Moro em Recife há quase quarenta anos e posso garantir que o maior pancadão do mundo é o Galo da Madrugada. O bloco arrasta um milhão de foliões e dezenas de trios elétricos (paredões de som gigantes).
Durante o desfile do Galo podem acontecer algumas desordens como em um pancadão comum, como furto, brigas, venda de drogas, perturbação do sossego, inclusive o uso excessivo da força por parte da polícia.
A diferença entre o colossal Galo da Madrugada e os demais pancadões é que ele é realizado em acordo com a população e respeita a agenda turística, cultural e urbanística da cidade, em conjunto com as autoridades policiais.
Comparação ilustrativa à parte, os pancadões tornaram-se um fenômeno de entretenimento capaz de reunir milhares de jovens, incomodando a vizinhança e transeuntes, por conta da aglomeração, do barulho, confusões, obstrução do tráfego, delinquentes armados e outras irregularidades.
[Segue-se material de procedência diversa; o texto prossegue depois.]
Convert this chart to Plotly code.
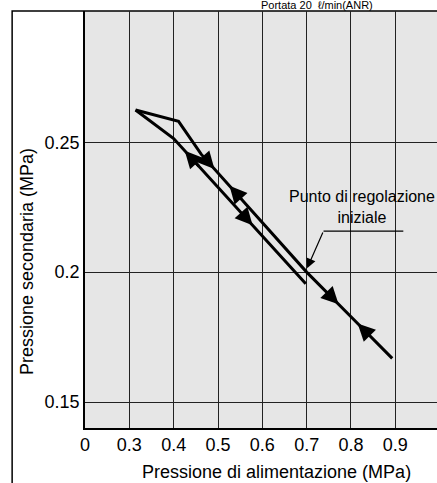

Nesse cenário, os pancadões constituem um laboratório completo sobre a segurança urbana.
Considerando-se que a segurança, em seu sentido amplo, é um direito fundamental do indivíduo e responsabilidade primordial do Estado, podemos abordar o caso dos pancadões por dois ângulos complementares.
Por um lado, segurança urbana não é sempre (nem apenas) caso de polícia. Muito pelo contrário. Segurança é assunto municipal, questão de prevenção, de antecipar-se ao caso de polícia.
Por outro lado, segurança urbana é assunto amplo, que exige planejamento e investimento em políticas transversais, muito além (e muito antes) da simples equipagem e operação policial. Isso pressupõe um Estado com prioridades sociais e não um pensamento de Estado mínimo.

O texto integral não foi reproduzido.